Wherever a line holds the string "this", copy that line.

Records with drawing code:
━━━━━━━━━━━━━━━━━━━━━━━━━━━━━━

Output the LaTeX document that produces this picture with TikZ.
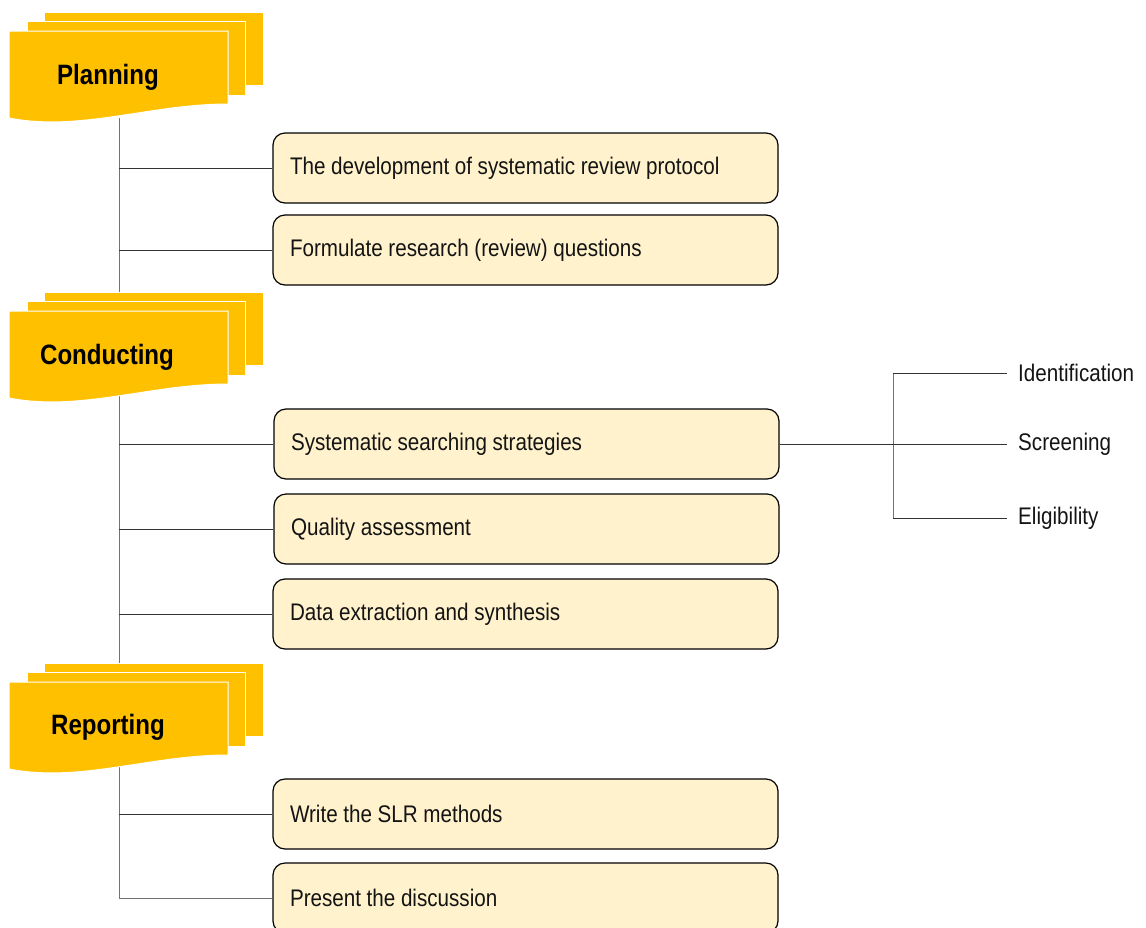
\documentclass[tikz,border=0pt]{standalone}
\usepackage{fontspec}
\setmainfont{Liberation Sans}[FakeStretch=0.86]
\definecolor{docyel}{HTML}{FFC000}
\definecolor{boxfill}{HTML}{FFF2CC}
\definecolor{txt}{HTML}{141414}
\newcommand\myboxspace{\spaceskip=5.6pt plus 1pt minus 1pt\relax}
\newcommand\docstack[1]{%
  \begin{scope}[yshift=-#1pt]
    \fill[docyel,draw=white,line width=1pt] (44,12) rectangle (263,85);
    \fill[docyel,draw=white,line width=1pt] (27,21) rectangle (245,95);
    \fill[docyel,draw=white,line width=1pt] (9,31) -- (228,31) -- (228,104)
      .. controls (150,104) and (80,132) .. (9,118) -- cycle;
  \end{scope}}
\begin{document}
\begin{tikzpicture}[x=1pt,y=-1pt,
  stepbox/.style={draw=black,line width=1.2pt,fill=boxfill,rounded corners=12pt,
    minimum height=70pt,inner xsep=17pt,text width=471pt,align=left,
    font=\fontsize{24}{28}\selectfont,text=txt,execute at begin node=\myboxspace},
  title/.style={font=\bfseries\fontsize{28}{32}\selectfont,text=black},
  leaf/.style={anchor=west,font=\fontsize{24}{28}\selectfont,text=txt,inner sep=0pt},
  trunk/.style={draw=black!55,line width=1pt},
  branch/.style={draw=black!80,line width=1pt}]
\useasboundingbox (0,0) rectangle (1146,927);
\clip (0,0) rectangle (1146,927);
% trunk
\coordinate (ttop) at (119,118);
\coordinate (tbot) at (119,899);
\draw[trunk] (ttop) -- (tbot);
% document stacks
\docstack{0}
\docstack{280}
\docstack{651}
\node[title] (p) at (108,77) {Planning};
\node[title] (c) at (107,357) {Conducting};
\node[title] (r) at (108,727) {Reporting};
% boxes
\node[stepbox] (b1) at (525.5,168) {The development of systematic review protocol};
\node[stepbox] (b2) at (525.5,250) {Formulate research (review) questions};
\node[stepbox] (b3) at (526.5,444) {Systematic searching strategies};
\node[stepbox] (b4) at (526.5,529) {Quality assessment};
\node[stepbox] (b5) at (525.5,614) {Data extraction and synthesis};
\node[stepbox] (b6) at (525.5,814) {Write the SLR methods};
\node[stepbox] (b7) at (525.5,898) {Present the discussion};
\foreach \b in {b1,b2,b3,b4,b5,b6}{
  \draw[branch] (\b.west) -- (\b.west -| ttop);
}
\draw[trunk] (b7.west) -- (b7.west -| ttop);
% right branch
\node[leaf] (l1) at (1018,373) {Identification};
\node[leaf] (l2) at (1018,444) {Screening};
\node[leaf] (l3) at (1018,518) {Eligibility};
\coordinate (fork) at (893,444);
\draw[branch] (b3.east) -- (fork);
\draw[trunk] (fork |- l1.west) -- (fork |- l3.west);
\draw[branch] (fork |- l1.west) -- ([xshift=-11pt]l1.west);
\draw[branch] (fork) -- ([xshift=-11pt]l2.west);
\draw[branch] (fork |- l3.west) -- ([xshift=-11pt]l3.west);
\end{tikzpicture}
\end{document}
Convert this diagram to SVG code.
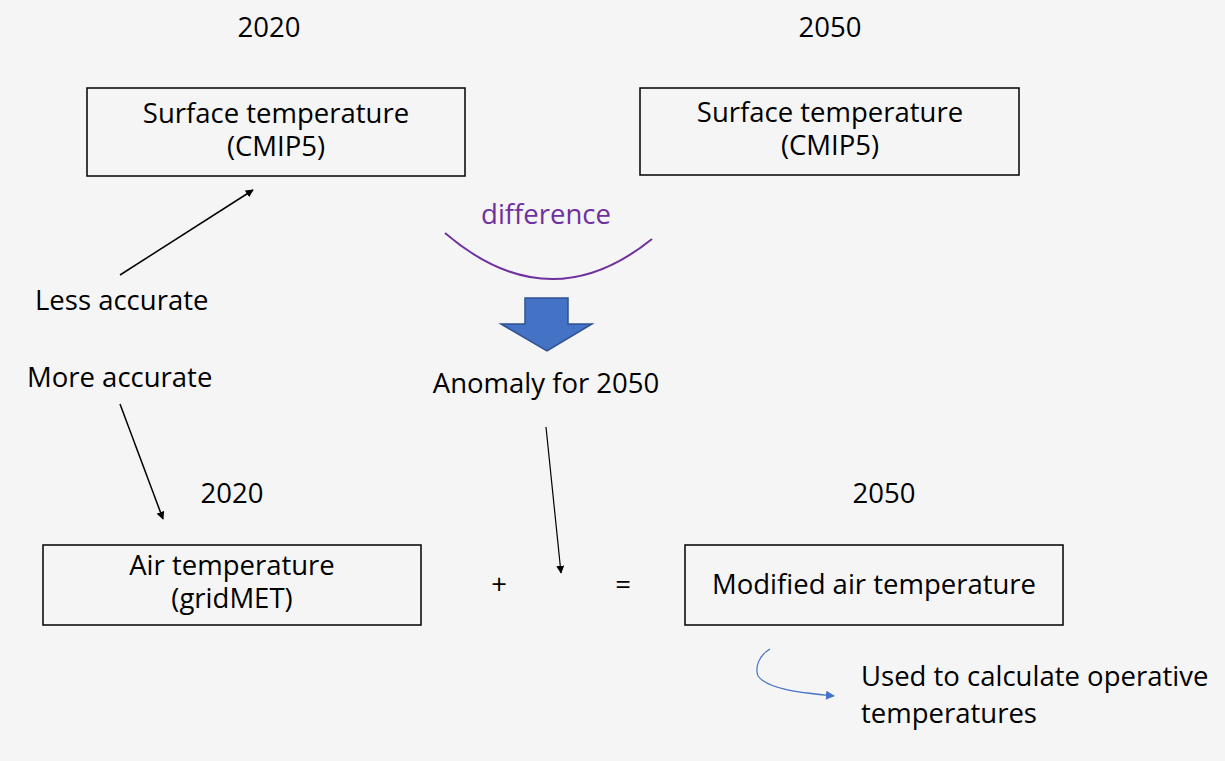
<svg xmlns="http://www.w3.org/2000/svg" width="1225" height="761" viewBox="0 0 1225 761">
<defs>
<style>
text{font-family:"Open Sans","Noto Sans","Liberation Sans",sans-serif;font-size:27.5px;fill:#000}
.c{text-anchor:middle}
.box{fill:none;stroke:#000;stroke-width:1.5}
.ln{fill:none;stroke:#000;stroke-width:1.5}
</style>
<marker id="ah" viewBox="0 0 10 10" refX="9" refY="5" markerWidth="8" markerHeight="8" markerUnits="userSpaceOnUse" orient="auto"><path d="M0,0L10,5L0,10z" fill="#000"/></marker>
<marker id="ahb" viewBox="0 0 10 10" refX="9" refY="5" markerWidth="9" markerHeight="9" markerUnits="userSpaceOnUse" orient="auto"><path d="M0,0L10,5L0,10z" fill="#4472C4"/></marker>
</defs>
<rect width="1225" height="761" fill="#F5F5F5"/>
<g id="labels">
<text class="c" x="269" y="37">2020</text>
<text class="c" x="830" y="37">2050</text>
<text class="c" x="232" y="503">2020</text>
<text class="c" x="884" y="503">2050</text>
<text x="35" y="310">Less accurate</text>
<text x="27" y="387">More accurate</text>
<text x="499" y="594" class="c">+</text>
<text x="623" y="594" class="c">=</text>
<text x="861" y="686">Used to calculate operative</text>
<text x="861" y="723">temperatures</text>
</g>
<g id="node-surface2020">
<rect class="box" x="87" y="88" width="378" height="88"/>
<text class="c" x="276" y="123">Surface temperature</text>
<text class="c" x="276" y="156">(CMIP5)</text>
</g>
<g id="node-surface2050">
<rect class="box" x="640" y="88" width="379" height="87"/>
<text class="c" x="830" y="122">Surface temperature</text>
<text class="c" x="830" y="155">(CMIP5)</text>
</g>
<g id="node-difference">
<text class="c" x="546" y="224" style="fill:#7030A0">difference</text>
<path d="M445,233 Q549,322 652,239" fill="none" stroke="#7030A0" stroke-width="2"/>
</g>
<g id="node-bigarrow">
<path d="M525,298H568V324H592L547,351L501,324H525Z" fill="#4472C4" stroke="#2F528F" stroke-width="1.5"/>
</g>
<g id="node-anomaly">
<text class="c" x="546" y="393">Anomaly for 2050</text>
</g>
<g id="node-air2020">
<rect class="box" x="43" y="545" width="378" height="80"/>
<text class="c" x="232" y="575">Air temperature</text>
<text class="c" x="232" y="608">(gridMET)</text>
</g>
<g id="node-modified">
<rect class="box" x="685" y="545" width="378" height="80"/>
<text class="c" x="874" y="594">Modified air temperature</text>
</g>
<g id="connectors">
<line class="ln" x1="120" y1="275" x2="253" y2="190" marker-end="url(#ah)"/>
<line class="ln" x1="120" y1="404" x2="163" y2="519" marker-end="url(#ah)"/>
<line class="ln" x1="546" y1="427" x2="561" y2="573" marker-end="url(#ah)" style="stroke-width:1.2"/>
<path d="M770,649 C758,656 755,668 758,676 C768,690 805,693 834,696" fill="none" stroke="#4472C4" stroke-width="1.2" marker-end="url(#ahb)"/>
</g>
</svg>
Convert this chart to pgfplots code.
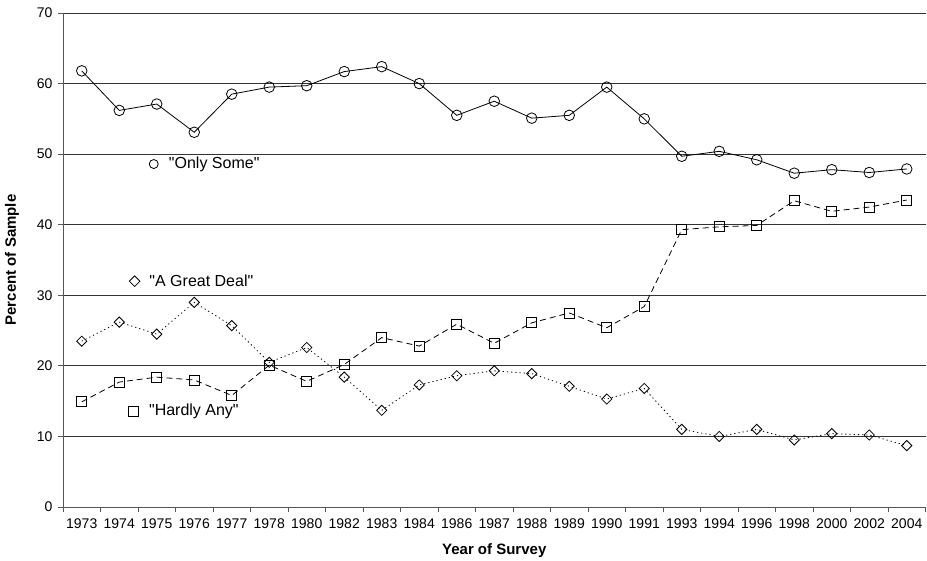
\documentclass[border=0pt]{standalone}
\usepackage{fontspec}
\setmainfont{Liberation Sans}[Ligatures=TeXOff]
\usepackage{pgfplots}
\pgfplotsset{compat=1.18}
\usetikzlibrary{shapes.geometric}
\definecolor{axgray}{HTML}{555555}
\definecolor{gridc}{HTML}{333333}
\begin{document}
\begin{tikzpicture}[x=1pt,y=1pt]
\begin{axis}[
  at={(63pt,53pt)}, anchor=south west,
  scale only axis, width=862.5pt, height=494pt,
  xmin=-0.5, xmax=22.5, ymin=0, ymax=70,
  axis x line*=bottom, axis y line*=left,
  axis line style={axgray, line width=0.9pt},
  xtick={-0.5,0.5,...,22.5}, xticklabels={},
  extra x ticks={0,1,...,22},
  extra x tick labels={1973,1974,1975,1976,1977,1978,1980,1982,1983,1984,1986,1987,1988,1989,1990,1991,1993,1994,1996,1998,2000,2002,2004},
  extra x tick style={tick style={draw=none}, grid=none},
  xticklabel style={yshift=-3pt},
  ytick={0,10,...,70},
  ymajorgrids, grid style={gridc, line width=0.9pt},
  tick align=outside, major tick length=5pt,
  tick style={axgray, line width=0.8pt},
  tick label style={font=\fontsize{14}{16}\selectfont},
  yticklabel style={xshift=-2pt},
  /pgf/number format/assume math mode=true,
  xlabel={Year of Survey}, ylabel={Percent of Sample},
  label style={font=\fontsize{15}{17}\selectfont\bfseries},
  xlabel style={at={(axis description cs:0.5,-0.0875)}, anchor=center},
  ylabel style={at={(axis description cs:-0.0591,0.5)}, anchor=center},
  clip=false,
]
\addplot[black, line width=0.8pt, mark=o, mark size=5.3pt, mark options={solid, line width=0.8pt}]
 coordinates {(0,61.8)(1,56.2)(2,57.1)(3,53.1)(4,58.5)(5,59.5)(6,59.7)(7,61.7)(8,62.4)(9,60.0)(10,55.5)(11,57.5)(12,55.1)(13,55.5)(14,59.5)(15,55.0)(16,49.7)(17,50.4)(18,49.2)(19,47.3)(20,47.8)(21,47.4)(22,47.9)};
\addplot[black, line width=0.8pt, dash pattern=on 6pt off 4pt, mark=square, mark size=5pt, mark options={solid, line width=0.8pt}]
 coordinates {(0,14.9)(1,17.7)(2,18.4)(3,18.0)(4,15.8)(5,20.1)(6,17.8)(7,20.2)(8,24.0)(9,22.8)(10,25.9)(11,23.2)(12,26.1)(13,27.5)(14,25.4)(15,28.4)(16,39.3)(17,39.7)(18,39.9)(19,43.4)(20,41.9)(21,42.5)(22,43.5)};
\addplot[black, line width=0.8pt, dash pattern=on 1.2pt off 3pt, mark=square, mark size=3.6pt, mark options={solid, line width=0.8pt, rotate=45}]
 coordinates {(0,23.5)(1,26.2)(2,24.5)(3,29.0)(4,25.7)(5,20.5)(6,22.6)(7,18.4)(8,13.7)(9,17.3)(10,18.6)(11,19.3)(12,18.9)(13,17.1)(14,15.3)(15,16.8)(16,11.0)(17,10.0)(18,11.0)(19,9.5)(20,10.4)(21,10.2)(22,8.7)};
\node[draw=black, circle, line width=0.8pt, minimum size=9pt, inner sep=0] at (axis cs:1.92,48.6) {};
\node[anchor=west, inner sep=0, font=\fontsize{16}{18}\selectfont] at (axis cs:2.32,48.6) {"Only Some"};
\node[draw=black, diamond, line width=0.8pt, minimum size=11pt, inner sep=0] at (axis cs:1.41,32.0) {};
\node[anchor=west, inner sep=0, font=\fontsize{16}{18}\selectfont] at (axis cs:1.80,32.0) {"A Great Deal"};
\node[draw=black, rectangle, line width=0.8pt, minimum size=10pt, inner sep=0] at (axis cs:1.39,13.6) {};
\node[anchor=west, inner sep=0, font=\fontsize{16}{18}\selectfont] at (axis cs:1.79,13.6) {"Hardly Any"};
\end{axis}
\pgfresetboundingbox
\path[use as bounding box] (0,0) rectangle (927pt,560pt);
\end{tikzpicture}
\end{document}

━━━━━━━━━━━━━━━━━━━━━━━━━━━━━━

* [Exercise response]
Output the LaTeX document that produces this picture with TikZ.
Convert this diagram to SVG code.
Convert this chart to pgfplots code.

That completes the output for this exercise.